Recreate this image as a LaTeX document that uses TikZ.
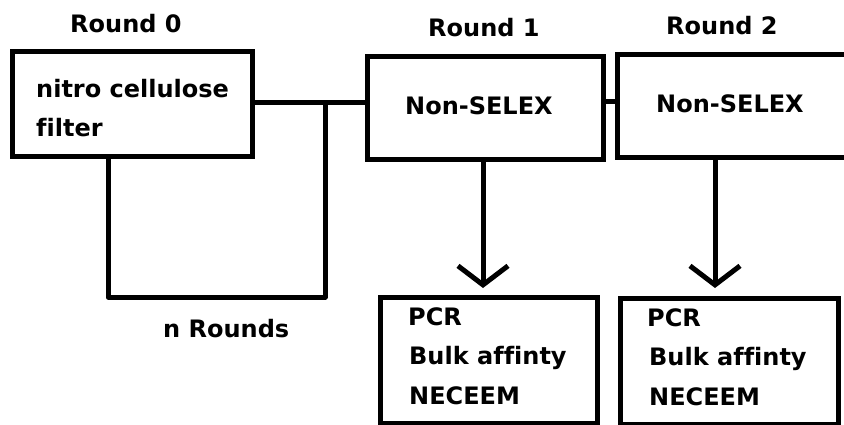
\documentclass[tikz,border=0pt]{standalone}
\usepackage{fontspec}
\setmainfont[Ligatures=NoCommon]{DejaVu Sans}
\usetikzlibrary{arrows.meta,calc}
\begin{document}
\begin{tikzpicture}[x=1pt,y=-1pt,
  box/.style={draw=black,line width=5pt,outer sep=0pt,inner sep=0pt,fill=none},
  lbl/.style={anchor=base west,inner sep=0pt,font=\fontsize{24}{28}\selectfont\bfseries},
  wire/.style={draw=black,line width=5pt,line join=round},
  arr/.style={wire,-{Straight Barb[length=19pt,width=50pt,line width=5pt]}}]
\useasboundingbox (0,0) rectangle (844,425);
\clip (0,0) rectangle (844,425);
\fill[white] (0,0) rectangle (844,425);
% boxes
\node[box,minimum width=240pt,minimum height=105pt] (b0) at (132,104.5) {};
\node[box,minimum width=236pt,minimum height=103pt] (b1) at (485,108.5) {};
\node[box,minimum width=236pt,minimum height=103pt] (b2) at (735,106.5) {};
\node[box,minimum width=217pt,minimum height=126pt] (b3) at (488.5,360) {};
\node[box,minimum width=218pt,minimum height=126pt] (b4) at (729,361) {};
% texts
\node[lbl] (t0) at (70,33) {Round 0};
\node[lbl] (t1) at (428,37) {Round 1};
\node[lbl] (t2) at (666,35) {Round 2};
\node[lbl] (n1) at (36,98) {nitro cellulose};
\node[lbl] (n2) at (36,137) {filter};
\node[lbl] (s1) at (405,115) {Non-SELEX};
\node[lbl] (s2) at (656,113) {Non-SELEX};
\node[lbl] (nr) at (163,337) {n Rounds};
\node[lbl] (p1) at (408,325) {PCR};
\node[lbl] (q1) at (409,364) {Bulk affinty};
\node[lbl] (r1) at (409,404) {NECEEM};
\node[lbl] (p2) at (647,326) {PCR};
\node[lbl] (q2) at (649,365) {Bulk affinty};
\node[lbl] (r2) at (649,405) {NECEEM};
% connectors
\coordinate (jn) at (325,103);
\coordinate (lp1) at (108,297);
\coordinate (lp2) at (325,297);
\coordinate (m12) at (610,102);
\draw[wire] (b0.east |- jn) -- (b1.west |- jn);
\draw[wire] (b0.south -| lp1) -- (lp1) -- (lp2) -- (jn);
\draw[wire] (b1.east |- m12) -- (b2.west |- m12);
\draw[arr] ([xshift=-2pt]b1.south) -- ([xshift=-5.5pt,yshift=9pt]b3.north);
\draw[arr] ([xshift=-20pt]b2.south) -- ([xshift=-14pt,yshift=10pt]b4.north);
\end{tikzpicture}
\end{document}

**STATED EXERCISE**
Are you able to set down all the lines above exactly, without any pictures?

**RESULT OF THE TASK**
Recreate this image as a LaTeX document that uses TikZ.
\documentclass[tikz,border=0pt]{standalone}
\usepackage{fontspec}
\setmainfont[Ligatures=NoCommon]{DejaVu Sans}
\usetikzlibrary{arrows.meta,calc}
\begin{document}
\begin{tikzpicture}[x=1pt,y=-1pt,
  box/.style={draw=black,line width=5pt,outer sep=0pt,inner sep=0pt,fill=none},
  lbl/.style={anchor=base west,inner sep=0pt,font=\fontsize{24}{28}\selectfont\bfseries},
  wire/.style={draw=black,line width=5pt,line join=round},
  arr/.style={wire,-{Straight Barb[length=19pt,width=50pt,line width=5pt]}}]
\useasboundingbox (0,0) rectangle (844,425);
\clip (0,0) rectangle (844,425);
\fill[white] (0,0) rectangle (844,425);
% boxes
\node[box,minimum width=240pt,minimum height=105pt] (b0) at (132,104.5) {};
\node[box,minimum width=236pt,minimum height=103pt] (b1) at (485,108.5) {};
\node[box,minimum width=236pt,minimum height=103pt] (b2) at (735,106.5) {};
\node[box,minimum width=217pt,minimum height=126pt] (b3) at (488.5,360) {};
\node[box,minimum width=218pt,minimum height=126pt] (b4) at (729,361) {};
% texts
\node[lbl] (t0) at (70,33) {Round 0};
\node[lbl] (t1) at (428,37) {Round 1};
\node[lbl] (t2) at (666,35) {Round 2};
\node[lbl] (n1) at (36,98) {nitro cellulose};
\node[lbl] (n2) at (36,137) {filter};
\node[lbl] (s1) at (405,115) {Non-SELEX};
\node[lbl] (s2) at (656,113) {Non-SELEX};
\node[lbl] (nr) at (163,337) {n Rounds};
\node[lbl] (p1) at (408,325) {PCR};
\node[lbl] (q1) at (409,364) {Bulk affinty};
\node[lbl] (r1) at (409,404) {NECEEM};
\node[lbl] (p2) at (647,326) {PCR};
\node[lbl] (q2) at (649,365) {Bulk affinty};
\node[lbl] (r2) at (649,405) {NECEEM};
% connectors
\coordinate (jn) at (325,103);
\coordinate (lp1) at (108,297);
\coordinate (lp2) at (325,297);
\coordinate (m12) at (610,102);
\draw[wire] (b0.east |- jn) -- (b1.west |- jn);
\draw[wire] (b0.south -| lp1) -- (lp1) -- (lp2) -- (jn);
\draw[wire] (b1.east |- m12) -- (b2.west |- m12);
\draw[arr] ([xshift=-2pt]b1.south) -- ([xshift=-5.5pt,yshift=9pt]b3.north);
\draw[arr] ([xshift=-20pt]b2.south) -- ([xshift=-14pt,yshift=10pt]b4.north);
\end{tikzpicture}
\end{document}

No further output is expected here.